Aux échelles institutionnelle ou interinstitutionnelle , certaines initiatives OH ont aussi vu le jour À l’Institut National de Recherche Biomédicale (INRB), par exemple, le Programme FA 5 qui regroupe des experts de l’INRB, du Laboratoire Vétérinaire Central de Kinshasa (LCVK) ainsi que ceux de l’Institut de Médecine Tropicale (IMT) du Royaume de la Belgique dispose en son sein, dans le cadre d’une coopération interinstitutionnelle, d’une plateforme OH qui réalise des activités de surveillance, de recherche et de formation continue à l’interface « Homme – Animal ».
Des défis de coordination
En RDC, la plateforme nationale a été créée par le ministère de l’Enseignement Supérieur et Université par l’arrêté ministériel n° 405/MINESU/CABMIN/MML/CB/JN/2011 du 09 novembre 2011 sous la dénomination du Comité de Coordination Une Santé ‘CCUS). En 2022, elle est devenue Commission de Coordination Une Santé (CCUS) par l’arrêté ministériel n°188/MINESU/CABMIN/MNB/RMM/2022 du 29 avril 2022
Contrairement à la Guinée où la plateforme nationale a bénéficié de la signature des ministères impliqués dans la gestion de la santé, la plateforme nationale de la RDC (CCUS) est directement placée sous la tutelle du ministère de l’Enseignement Supérieur et Universitaire. En plus, elle ne dispose pas d’une plateforme sectorielle en santé animale ni d’une qui regroupe les corporations de la santé.
En RDC, la plateforme nationale CCUS a bénéficié de l’appui de divers PTFs pour mettre en place des comités provinciaux dans certaines provinces du pays. Cette décentralisation est en cours et doit continuer jusqu’à couvrir les 26 provinces du pays, car actuellement moins de la moitié des provinces dispose de tels comités.

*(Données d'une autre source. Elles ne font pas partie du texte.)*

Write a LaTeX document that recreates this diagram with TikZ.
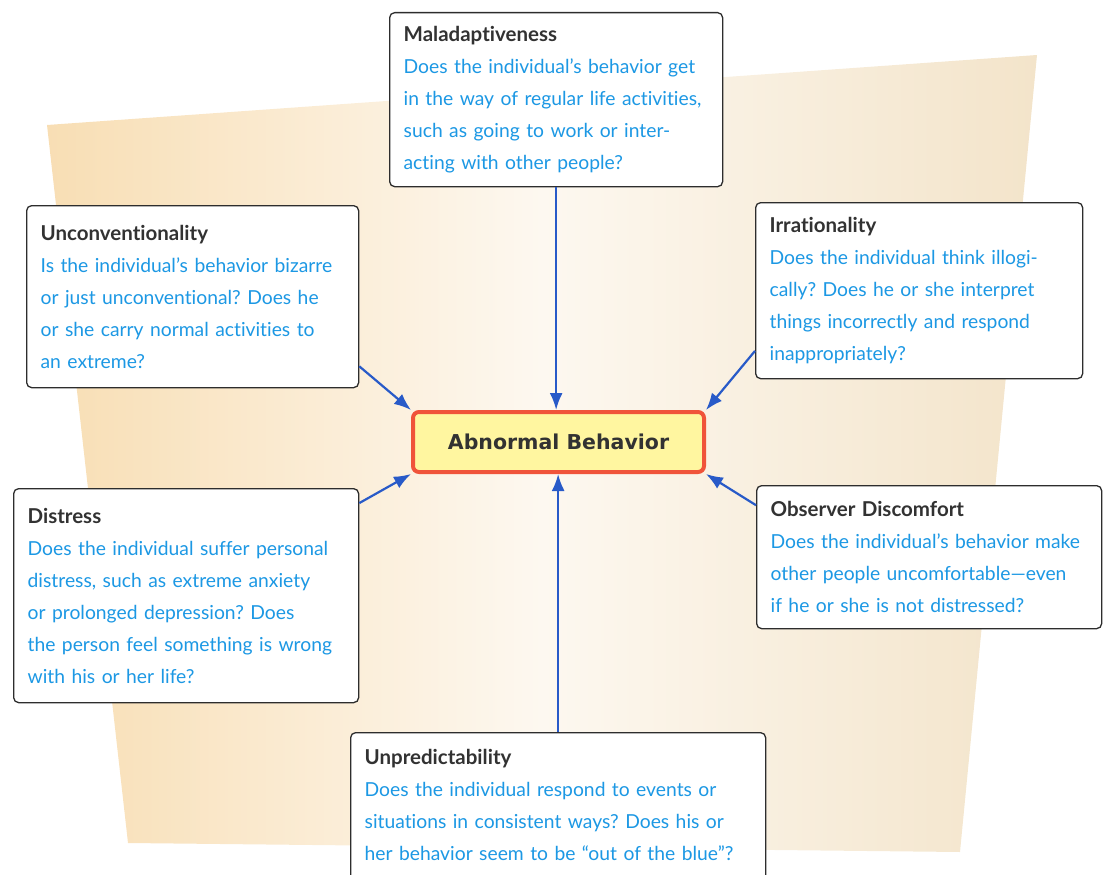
\documentclass[tikz,border=0pt]{standalone}
\usepackage{fontspec}
\setmainfont{Lato}[Ligatures=NoCommon]
\newfontfamily\headfont{DejaVu Sans}
\usetikzlibrary{arrows.meta,calc}
\definecolor{qblue}{RGB}{28,152,228}
\definecolor{headgray}{RGB}{50,50,50}
\definecolor{boxline}{RGB}{45,45,45}
\definecolor{arrowblue}{RGB}{40,90,200}
\definecolor{centerfill}{RGB}{255,246,160}
\definecolor{centerline}{RGB}{240,84,58}
\definecolor{peach}{RGB}{248,222,180}
\definecolor{cream}{RGB}{253,248,240}
\definecolor{sand}{RGB}{243,228,202}
\tikzset{
  crit/.style={draw=boxline, line width=1.3pt, rounded corners=5pt, fill=white,
    anchor=north west, align=left, inner xsep=14pt, inner ysep=8pt,
    font=\fontsize{19.3}{32}\selectfont, text=qblue},
  central/.style={draw=centerline, line width=4pt, rounded corners=6pt, fill=centerfill,
    anchor=north west, minimum width=291pt, minimum height=60pt,
    font=\headfont\bfseries\fontsize{20.5}{22}\selectfont, text=headgray},
  link/.style={draw=arrowblue, line width=2.2pt, -{Latex[length=17pt,width=13pt]}}
}
\newcommand{\crithead}[1]{{\color{headgray}\bfseries\fontsize{20.5}{32}\selectfont #1}}
\frenchspacing
\begin{document}
\begin{tikzpicture}[x=1pt, y=-1pt]
  \useasboundingbox (0,0) rectangle (1104,875);
  \clip (0,0) rectangle (1104,875);
  % paper sheet behind
  \shade[left color=peach, right color=sand, middle color=cream]
    (47,125) -- (1037,55) -- (960,852) -- (128,843) -- cycle;
  % centre
  \node[central] (abn) at (411,410) {Abnormal Behavior};
  % criteria
  \node[crit, text width=305pt, minimum height=174pt] (mal) at (389,12)
    {\crithead{Maladaptiveness}\\
     Does the individual's behavior get\\
     in the way of regular life activities,\\
     such as going to work or inter-\\
     acting with other people?};
  \node[crit, text width=304pt, minimum height=182pt] (unconv) at (26,205)
    {\crithead{Unconventionality}\\
     Is the individual's behavior bizarre\\
     or just unconventional? Does he\\
     or she carry normal activities to\\
     an extreme?};
  \node[crit, text width=299pt, minimum height=176pt] (irr) at (755,202)
    {\crithead{Irrationality}\\
     Does the individual think illogi-\\
     cally? Does he or she interpret\\
     things incorrectly and respond\\
     inappropriately?};
  \node[crit, text width=317pt, minimum height=214pt] (dist) at (13,488)
    {\crithead{Distress}\\
     Does the individual suffer personal\\
     distress, such as extreme anxiety\\
     or prolonged depression? Does\\
     the person feel something is wrong\\
     with his or her life?};
  \node[crit, text width=317pt, minimum height=143pt] (obs) at (756,485)
    {\crithead{Observer Discomfort}\\
     Does the individual's behavior make\\
     other people uncomfortable---even\\
     if he or she is not distressed?};
  \node[crit, text width=387pt, minimum height=176pt] (unp) at (350,732)
    {\crithead{Unpredictability}\\
     Does the individual respond to events or\\
     situations in consistent ways? Does his or\\
     her behavior seem to be ``out of the blue''?\\
     \mbox{}};
  % connectors
  \draw[link] (mal.south) -- (mal.south |- abn.north);
  \draw[link] (unp.north) -- (unp.north |- abn.south);
  \draw[link] ($(unconv.south east)!0.12!(unconv.north east)$) -- (abn.north west);
  \draw[link] ($(irr.south west)!0.16!(irr.north west)$) -- (abn.north east);
  \draw[link] ($(dist.north east)!0.07!(dist.south east)$) -- (abn.south west);
  \draw[link] ($(obs.north west)!0.14!(obs.south west)$) -- (abn.south east);
\end{tikzpicture}
\end{document}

De même, d’autres comités doivent être installés au niveau des territoires ainsi que dans les secteurs de la périphérie.
Quelques avancées quant aux principes de Manhattan
Au regard des réalités dans les deux pays de notre étude, une coopération Sud-Sud pourrait certainement contribuer à ce changement de paradigme en faveur d’une approche systémique et intégrée de la santé et favoriser le partage d’expertise et d’expérience.
Cela peut passer par la co-écriture de projets de recherche-action qui peuvent faire collaborer directement les plateformes OH des deux pays, soutenir les efforts déjà en cours en matière de l’approche OH et d’allier la recherche formative à la recherche interventionnelle en faisant travailler ensemble des personnes des milieux de la recherche, de la pratique et de la politique. En faisant participer les personnalités politiques, cela permettra une meilleure compréhension de OH et permettra de s’attaquer aux principales barrières politiques et culturelles qui limitent la mise en œuvre effective de l’approche OH dans les deux pays.